Blanc, rouge, rosé

 

Dans l’ordre de leur création, ce sont les trois couleurs du Lillet, apéritif bordelais connu nationalement et mondialement

 

Fin XIXe siècle, grande époque de consommation de fortifiants à base de quinquina et de vin rouge, très souvent vendus en pharmacie, deux frères, Raymond et Paul Lillet, liquoristes et négociants en vins fins et spiritueux de grande qualité, créèrent en 1872 la Société Lillet à Podensac en Gironde.

 

KinaLillet blanc.

En 1887, les deux frères voulant se démarquer de leurs concurrents et de la formule habituelle des vins toniques, vin rouge et quinquina mettent au point un vin apéritif à base d’un assemblage de vins blancs (85%), de cépages sémillon et sauvignon soigneusement sélectionnés auquel ils ajoutèrent leurs propres liqueurs (15%) obtenue par macération de fruits dans l’alcool pendant plusieurs mois. La recette est toujours un secret de fabrication. L’ajout de dix liqueurs nécessite un choix minutieux des matières premières à commencer par l’orange. Sélectionnées chez les meilleurs producteurs, elles viennent du sud de l’Espagne pour la douceur, d’Haïti pour l’amertume, du Maroc ou de Tunisie pour la note de fraîcheur. Le Lillet blanc était né après un vieillissement en foudres de chêne pendant environ 12 mois. Il se fait vite un nom dans la région bordelaise, puis en 1901 l’apéritif est lancé à Toulouse et Paris, il est très apprécié par la clientèle chic de l’époque.

 

Entre-deux-guerres

En 1914, l’interdiction de fabrication et de vente de l’absinthe ouvre une part de marché importante pour tous les apéritifs à base de vins mais aussi concurrents de Lillet. Les restrictions de guerre telles que manque de personnel, réquisition des moyens de transports, restrictions imposées des approvisionnements en alcool et en matières premières, n’empêchent pas Lillet d’honorer ses commandes jusqu’en 1916 en vendant toute sa réserve. Le temps de la reconstituer, Lillet s’appuie sur son négoce de vins fins, de confitures, de fruits à l’alcool, prunes et abricots. Les années folles confirment la réputation de ce vin apéritif, soutenue dès 1930 par une publicité plus intensive notamment des affiches illustrées sur le réseau routier. La Seconde guerre voit les mêmes difficultés des conditions du marché qu’en 1914et la désorganisation qui en découle. Ceci ne s’achève qu’en juillet 1949, au moment où les délais de livraison redeviennent normaux et les ventes connaissent un sommet en 1948.

 

Lillet rouge

En 1946, Lillet est introduit aux USA grâce à un négociant new-yorkais, Michel Dreyfus, passionné par cet apéritif adopté par le marché américain. En 1950, 80 % de la production sont destinés aux USA et les 20% restants sont pour le monde entier. En 1960, le Lillet rouge est né, fait de cépages merlot et cabernet, et des liqueurs naturelles de fruits. Le mot Kina de l’appellation d’origine est abandonné et grâce à des campagnes publicitaires à la presse et à la radio, Lillet rouge remporte un grand succès.

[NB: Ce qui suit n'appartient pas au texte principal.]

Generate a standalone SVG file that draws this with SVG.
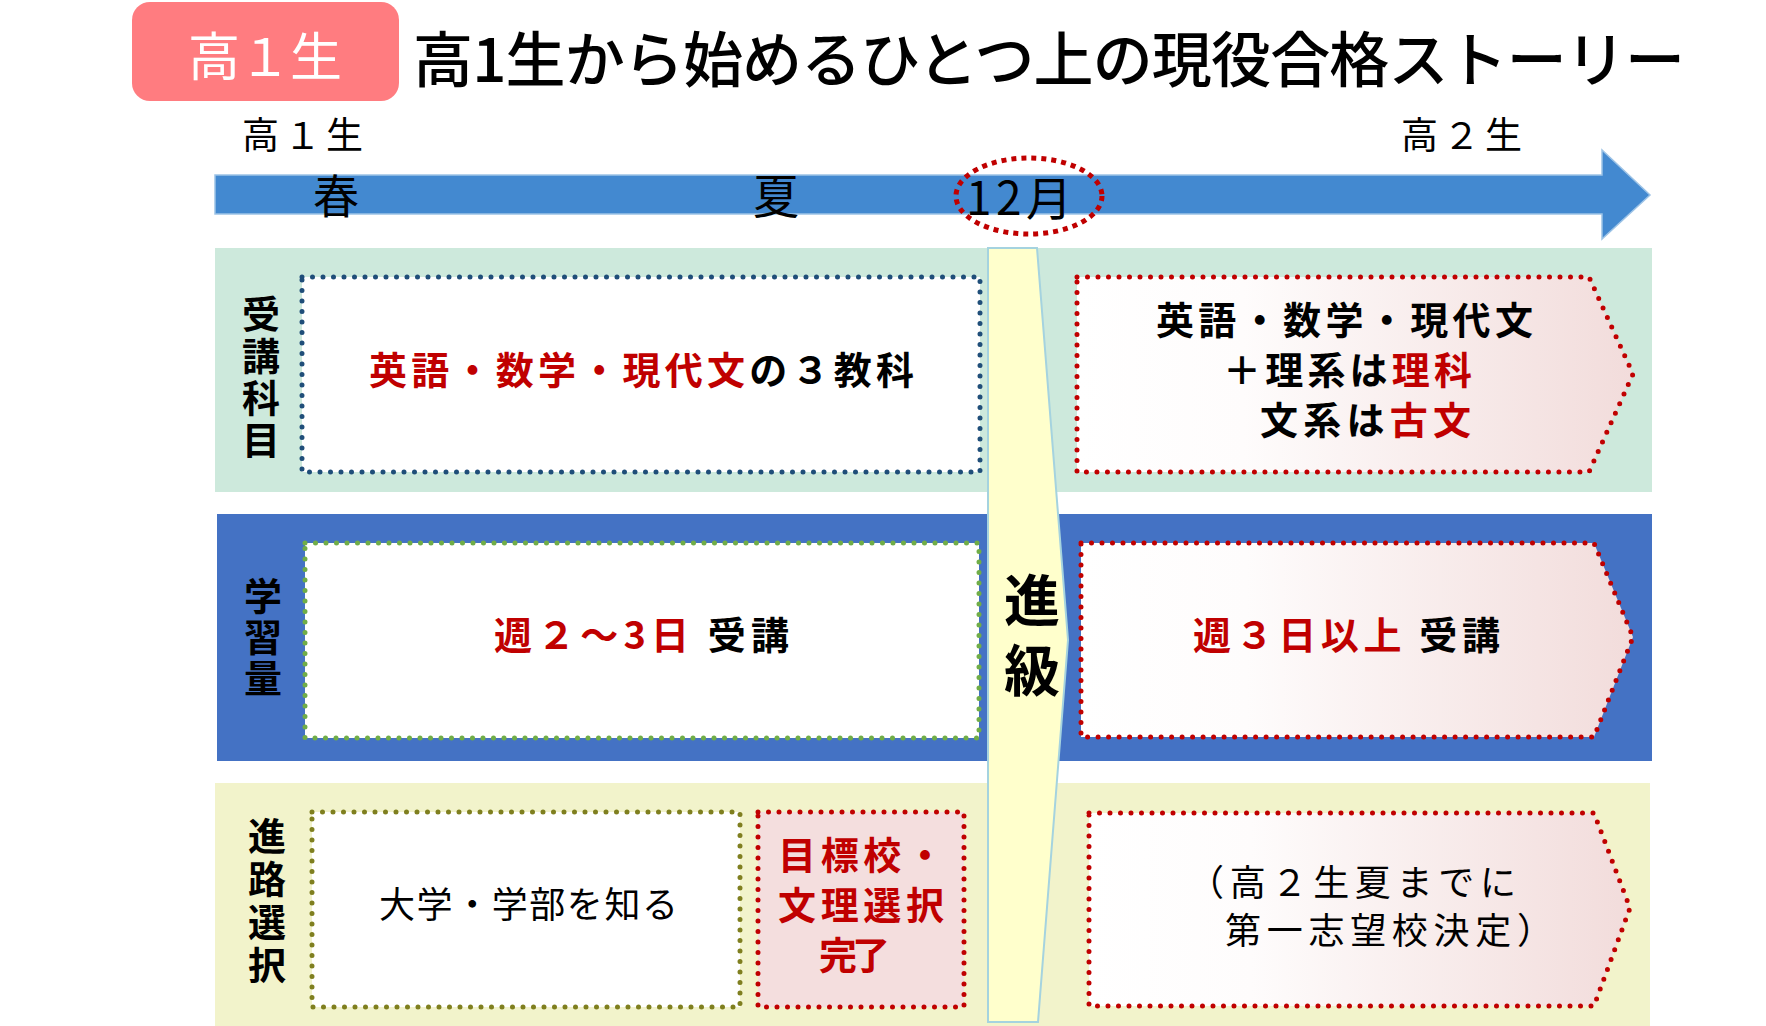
<svg xmlns="http://www.w3.org/2000/svg" width="1766" height="1026" viewBox="0 0 1766 1026">
<style>
  text { font-family: "Noto Sans CJK JP", "Noto Sans", sans-serif; }
  .lbl { font-size: 38px; font-weight: 700; fill: #000; writing-mode: vertical-rl; }
  .bold { font-size: 38px; font-weight: 700; fill: #000; }
  .red { fill: #C00000; }
  .reg { font-size: 36px; font-weight: 400; fill: #000; }
  .dot { stroke-width: 5; stroke-dasharray: 0 10.5; stroke-linecap: round; }
</style>
<defs>
  <linearGradient id="pinkGrad" x1="0" y1="0" x2="1" y2="0">
    <stop offset="0" stop-color="#FFFFFF"/>
    <stop offset="0.3" stop-color="#FEFCFC"/>
    <stop offset="1" stop-color="#F2DCDB"/>
  </linearGradient>
</defs>

<g id="header">
  <rect x="132" y="2" width="267" height="99" rx="18" fill="#FF7C80"/>
  <text x="188" y="76" font-size="52" fill="#FFFFFF" textLength="154">高１生</text>
  <text x="413" y="82" font-size="60" font-weight="500" fill="#000" textLength="1272">高1生から始めるひとつ上の現役合格ストーリー</text>
</g>

<g id="connectors">
  <polygon id="timeline" points="215,175 1602,175 1602,150 1650,195 1602,239 1602,214 215,214" fill="#4389D0" stroke="#9DC3E6" stroke-width="1.5"/>
</g>

<g id="timeline-labels">
  <text x="242" y="149" font-size="37" fill="#000" textLength="121">高１生</text>
  <text x="1401" y="149" font-size="37" fill="#000" textLength="121">高２生</text>
  <text x="336" y="213" font-size="46" fill="#000" text-anchor="middle">春</text>
  <text x="776" y="213" font-size="46" fill="#000" text-anchor="middle">夏</text>
  <ellipse cx="1029" cy="196" rx="73" ry="38" fill="none" stroke="#C00000" stroke-width="5" stroke-dasharray="5 5"/>
  <text x="966" y="215" font-size="46" fill="#000" textLength="106">12月</text>
</g>

<g id="row-backgrounds">
  <rect id="row1-bg" x="215" y="248" width="1437" height="244" fill="#CDE9DC"/>
  <rect id="row2-bg" x="217" y="514" width="1435" height="247" fill="#4472C4"/>
  <rect id="row3-bg" x="215" y="783" width="1435" height="243" fill="#F2F3CB"/>
</g>

<g id="row1-label">
  <text class="lbl" x="261" y="295" letter-spacing="4">受講科目</text>
</g>
<g id="row2-label">
  <text class="lbl" x="263" y="577" letter-spacing="3">学習量</text>
</g>
<g id="row3-label">
  <text class="lbl" x="267" y="817" letter-spacing="5">進路選択</text>
</g>

<g id="row1-before">
  <rect x="302" y="277" width="678" height="195" fill="#FFFFFF" stroke="#1F4E79" class="dot"/>
  <text class="bold" x="369" y="384" textLength="545"><tspan class="red">英語・数学・現代文</tspan>の３教科</text>
</g>

<g id="row2-before">
  <rect x="305" y="543" width="674" height="195" fill="#FFFFFF" stroke="#70AD47" class="dot"/>
  <text class="bold" x="494" y="649" font-size="39" textLength="295"><tspan class="red">週２～3日</tspan> 受講</text>
</g>

<g id="row3-before-1">
  <rect x="312" y="812" width="428" height="195" fill="#FFFFFF" stroke="#7F7F1F" class="dot"/>
  <text class="reg" x="379" y="918" font-size="35" textLength="299">大学・学部を知る</text>
</g>

<g id="row3-before-2">
  <rect x="758" y="812" width="206" height="195" fill="#F4DEDE" stroke="#C00000" class="dot"/>
  <text class="bold red" x="778" y="869" font-size="39" textLength="166">目標校・</text>
  <text class="bold red" x="778" y="919" font-size="39" textLength="166">文理選択</text>
  <text class="bold red" x="819" y="969" font-size="39" textLength="71">完了</text>
</g>

<g id="promotion">
  <polygon points="988,248 1037,248 1068,640 1038,1022 988,1022" fill="#FFFFCC" stroke="#A5D3DF" stroke-width="2"/>
  <text x="1032" y="572" font-size="56" font-weight="700" fill="#000" style="writing-mode: vertical-rl" letter-spacing="14">進級</text>
</g>

<g id="row1-after">
  <polygon points="1077,277 1589,277 1633,374 1589,472 1077,472" fill="url(#pinkGrad)" stroke="#C00000" class="dot"/>
  <text class="bold" x="1156" y="334" textLength="377">英語・数学・現代文</text>
  <text class="bold" x="1223" y="384" textLength="249">＋理系は<tspan class="red">理科</tspan></text>
  <text class="bold" x="1260" y="434" textLength="211">文系は<tspan class="red">古文</tspan></text>
</g>

<g id="row2-after">
  <polygon points="1081,543 1594,543 1633,637 1594,737 1081,737" fill="url(#pinkGrad)" stroke="#C00000" class="dot"/>
  <text class="bold" x="1193" y="649" font-size="39" textLength="307"><tspan class="red">週３日以上</tspan> 受講</text>
</g>

<g id="row3-after">
  <polygon points="1089,813 1594,813 1630,908 1594,1006 1089,1006" fill="url(#pinkGrad)" stroke="#C00000" class="dot"/>
  <text class="reg" x="1188" y="896" textLength="328">（高２生夏までに</text>
  <text class="reg" x="1225" y="944" textLength="328">第一志望校決定）</text>
</g>
</svg>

Les éloges de consommateurs tels que la Duchesse de Windsor, ou, sous la plume d’Ian Fleming, de James Bond aimant le Dry avec une pointe de Lillet, incitent la jetset new-yorkaise à le consommer de préférence en cocktail.

 

Dernier né Lillet rosé

Fin des années 1980, cherchant à obtenir un type de vin aussi régulier que possible car il arrive qu’il y ait des différences de vieillissement, la société Lillet fait appel à l’Institut d’œnologie de Bordeaux pour des problèmes de stabilisation. Et en 1985, à Manhattan, un jeune bordelais, Bruno Borie, découvre l’apéritif de sa région. Dès son retour, il rachète la société et lui applique une stratégie plus moderne mais assise sur les qualités intrinsèques du produit. De 1980 à 2000, les ventes sont alors de 65% à l’export. En 2008, la société Ricard qui distribuait depuis deux ans la marque, fait l’acquisition de la Société Lillet. Fin 2011, le Lillet rosé est créé à partir des cépages de sémillon, sauvignon blanc et muscadelle. Ce vin est marié aux liqueurs de fruits plus deux nouvelles spécialement conçues pour ce rosé, lui donnant ainsi une vive fraîcheur. Prévu pour l’exportation, une rumeur bienveillante oblige la société à lancer le Lillet rosé en 2013 sur le marché français. Souhaitons-lui réussite et caractère pour faire honneur à ses aînés et représenter dignement notre région et sa gastronomie.